Count every line that has the word "React" in it; give no more than the number.
——————
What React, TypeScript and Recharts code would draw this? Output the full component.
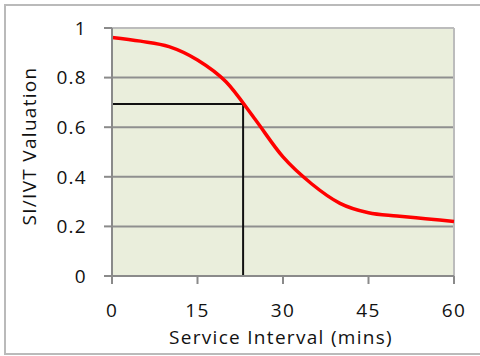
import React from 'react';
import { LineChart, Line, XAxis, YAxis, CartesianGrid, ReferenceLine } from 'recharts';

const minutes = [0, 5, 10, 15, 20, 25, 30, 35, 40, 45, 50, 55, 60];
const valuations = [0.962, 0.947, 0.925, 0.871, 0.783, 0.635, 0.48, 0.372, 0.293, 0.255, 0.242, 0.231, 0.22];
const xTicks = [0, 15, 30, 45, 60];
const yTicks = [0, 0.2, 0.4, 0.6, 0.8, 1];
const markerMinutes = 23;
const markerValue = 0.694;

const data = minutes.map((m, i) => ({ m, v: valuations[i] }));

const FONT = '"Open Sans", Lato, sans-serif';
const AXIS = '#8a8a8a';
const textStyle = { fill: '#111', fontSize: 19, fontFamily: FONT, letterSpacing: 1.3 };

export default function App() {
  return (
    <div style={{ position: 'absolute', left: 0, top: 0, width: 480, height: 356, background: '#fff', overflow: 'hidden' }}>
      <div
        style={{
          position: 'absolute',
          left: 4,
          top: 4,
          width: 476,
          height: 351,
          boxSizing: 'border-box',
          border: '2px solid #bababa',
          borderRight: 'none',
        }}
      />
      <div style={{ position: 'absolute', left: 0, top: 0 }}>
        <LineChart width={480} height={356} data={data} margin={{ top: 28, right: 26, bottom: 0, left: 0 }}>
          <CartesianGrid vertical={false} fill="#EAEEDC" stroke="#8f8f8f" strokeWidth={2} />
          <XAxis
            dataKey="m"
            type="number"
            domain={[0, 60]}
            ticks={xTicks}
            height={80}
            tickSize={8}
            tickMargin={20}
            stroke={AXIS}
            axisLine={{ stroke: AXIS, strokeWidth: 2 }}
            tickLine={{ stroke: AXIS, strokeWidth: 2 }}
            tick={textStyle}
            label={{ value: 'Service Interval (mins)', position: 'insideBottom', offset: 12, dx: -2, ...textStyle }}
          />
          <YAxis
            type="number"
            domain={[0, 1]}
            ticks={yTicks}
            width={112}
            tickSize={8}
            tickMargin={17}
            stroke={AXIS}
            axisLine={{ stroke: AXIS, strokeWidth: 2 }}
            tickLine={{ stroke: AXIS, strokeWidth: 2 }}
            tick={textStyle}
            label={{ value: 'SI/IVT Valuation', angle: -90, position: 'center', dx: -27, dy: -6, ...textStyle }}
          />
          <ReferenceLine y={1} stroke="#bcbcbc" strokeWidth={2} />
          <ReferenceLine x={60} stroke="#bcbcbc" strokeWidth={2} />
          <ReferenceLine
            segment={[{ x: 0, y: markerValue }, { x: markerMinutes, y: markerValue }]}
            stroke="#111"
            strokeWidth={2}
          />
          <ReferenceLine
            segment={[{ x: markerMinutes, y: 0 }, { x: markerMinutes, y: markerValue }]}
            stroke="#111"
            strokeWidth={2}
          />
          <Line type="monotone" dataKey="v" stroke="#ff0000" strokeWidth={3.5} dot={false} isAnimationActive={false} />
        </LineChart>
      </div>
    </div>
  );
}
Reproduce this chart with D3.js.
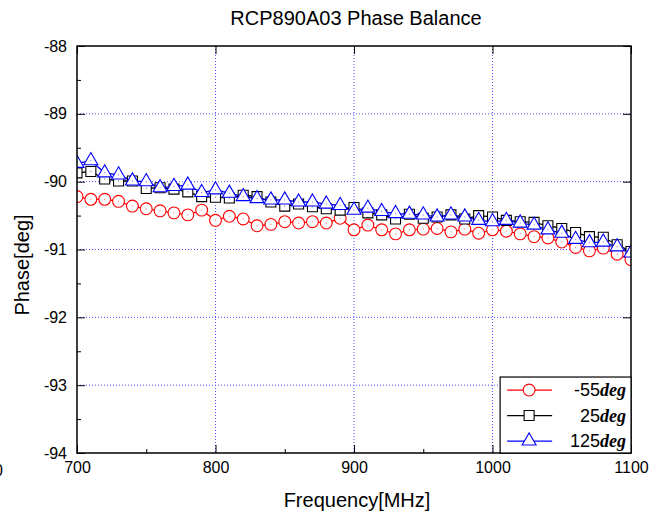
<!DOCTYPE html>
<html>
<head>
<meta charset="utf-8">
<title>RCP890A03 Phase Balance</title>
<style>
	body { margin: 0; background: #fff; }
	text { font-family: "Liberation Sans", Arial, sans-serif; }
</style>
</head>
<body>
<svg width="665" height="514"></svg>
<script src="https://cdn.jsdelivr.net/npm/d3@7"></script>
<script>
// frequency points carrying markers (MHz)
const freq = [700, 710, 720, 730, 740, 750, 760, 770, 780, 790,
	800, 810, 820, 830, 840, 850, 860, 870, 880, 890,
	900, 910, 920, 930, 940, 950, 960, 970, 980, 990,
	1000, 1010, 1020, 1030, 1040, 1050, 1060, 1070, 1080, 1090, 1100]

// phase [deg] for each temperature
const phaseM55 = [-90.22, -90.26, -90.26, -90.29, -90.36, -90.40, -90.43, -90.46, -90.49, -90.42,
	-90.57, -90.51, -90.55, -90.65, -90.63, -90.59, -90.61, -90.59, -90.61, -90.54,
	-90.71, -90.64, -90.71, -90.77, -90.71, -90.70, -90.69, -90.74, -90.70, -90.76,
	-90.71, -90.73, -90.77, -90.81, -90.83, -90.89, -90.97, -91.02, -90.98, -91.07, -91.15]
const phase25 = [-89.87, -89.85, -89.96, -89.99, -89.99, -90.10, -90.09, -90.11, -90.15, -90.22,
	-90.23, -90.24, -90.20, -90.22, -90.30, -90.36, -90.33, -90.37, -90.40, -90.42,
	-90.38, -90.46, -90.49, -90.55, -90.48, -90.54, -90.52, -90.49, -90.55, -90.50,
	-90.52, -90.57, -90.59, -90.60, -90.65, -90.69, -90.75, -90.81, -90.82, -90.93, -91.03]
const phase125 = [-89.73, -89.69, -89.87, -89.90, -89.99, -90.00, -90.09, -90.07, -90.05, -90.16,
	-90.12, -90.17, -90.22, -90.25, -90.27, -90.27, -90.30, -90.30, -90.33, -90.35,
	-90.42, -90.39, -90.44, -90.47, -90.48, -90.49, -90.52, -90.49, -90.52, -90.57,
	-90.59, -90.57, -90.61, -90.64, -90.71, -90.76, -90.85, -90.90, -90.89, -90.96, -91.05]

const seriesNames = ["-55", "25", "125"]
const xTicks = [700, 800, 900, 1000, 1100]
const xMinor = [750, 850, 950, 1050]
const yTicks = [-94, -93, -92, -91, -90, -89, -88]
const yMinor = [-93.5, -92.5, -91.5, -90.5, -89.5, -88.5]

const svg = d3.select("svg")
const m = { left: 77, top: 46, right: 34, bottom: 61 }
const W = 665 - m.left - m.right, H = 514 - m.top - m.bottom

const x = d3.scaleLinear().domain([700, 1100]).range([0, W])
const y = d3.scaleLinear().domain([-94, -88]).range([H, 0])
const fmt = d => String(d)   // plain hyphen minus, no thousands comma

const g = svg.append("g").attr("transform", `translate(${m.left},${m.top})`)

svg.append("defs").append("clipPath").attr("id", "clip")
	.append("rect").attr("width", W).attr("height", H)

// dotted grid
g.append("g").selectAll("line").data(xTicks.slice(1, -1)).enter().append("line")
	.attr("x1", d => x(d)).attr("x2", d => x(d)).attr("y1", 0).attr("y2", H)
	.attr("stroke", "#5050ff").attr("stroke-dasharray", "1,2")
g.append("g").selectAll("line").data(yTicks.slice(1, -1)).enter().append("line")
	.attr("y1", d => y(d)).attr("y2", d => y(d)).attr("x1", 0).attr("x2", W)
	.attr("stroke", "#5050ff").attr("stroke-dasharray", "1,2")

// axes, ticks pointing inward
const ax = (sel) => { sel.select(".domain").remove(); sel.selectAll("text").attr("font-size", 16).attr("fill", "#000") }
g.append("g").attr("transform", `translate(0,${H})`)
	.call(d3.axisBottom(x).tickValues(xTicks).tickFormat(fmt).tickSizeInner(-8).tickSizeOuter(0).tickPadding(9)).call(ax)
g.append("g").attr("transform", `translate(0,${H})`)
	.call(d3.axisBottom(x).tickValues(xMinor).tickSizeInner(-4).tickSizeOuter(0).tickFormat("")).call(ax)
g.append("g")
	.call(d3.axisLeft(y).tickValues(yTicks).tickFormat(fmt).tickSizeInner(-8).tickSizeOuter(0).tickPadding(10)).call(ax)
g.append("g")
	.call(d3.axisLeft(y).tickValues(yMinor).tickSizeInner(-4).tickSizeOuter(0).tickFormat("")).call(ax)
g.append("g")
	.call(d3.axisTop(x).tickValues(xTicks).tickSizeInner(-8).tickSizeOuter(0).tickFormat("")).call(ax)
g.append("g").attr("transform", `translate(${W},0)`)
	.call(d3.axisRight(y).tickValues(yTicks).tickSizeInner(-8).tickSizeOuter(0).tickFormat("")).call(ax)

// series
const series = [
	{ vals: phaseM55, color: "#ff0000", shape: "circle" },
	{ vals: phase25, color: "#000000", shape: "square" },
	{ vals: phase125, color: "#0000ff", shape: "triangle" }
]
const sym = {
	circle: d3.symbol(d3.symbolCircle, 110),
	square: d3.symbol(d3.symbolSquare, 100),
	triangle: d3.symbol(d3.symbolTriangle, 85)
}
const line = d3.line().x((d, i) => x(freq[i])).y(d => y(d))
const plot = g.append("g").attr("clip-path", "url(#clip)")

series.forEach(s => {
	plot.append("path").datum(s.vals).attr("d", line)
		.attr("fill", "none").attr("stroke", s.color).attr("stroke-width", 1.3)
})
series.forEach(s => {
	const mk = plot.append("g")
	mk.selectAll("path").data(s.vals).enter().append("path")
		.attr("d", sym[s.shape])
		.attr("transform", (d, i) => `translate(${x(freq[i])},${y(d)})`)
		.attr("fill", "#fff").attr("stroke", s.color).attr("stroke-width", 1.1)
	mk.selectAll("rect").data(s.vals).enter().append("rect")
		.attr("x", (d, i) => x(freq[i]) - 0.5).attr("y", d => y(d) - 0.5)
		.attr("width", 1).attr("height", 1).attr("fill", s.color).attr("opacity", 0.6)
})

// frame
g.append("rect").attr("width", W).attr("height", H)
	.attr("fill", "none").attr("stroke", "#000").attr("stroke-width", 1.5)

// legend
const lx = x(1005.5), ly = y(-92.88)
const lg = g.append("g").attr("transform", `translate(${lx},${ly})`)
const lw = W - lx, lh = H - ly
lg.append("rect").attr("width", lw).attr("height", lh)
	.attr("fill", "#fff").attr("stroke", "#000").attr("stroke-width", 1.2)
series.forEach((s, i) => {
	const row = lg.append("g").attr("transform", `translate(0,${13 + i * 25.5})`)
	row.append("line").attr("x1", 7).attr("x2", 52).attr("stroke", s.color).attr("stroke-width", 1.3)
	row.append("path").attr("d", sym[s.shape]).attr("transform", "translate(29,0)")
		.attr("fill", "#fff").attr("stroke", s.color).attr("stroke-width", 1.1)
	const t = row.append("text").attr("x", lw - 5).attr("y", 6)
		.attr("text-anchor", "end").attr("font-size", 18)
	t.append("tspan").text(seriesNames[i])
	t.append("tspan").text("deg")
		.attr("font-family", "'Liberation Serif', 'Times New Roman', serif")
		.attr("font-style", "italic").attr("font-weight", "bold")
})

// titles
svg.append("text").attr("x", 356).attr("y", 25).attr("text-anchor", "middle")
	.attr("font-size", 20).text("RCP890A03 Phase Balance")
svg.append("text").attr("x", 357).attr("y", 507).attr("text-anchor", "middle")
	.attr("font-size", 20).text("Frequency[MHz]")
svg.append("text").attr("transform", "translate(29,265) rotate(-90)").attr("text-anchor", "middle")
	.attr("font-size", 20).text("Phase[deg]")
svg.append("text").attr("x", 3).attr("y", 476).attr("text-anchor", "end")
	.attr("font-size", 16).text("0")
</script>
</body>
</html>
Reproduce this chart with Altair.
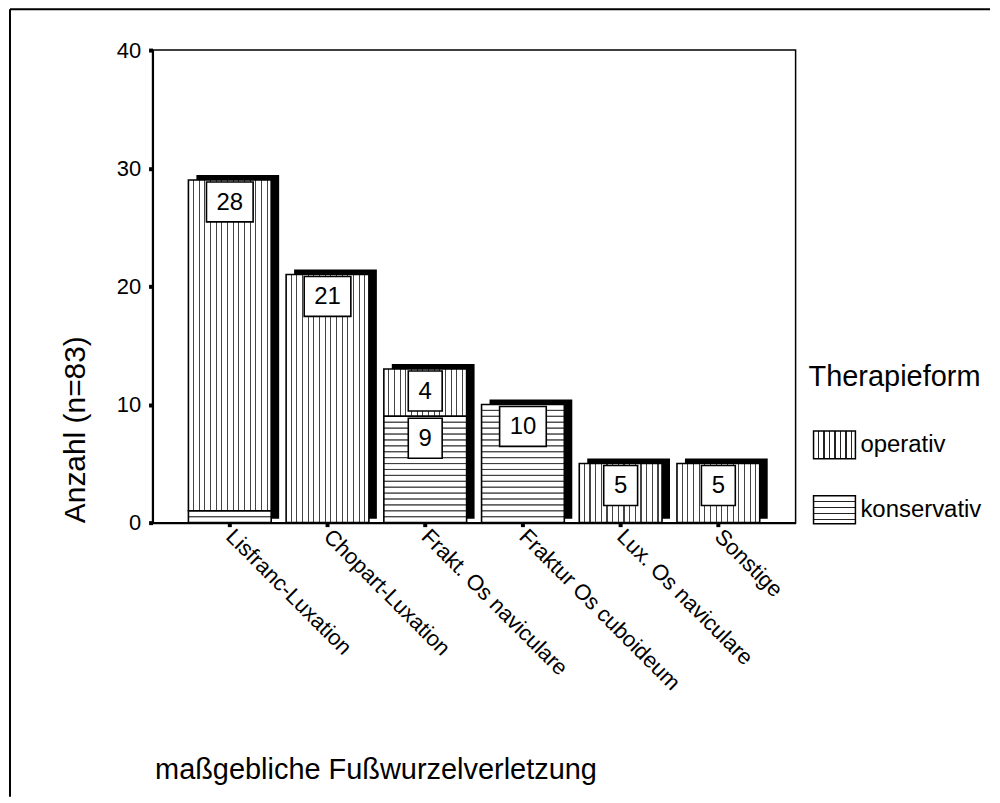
——————
Task answer: 2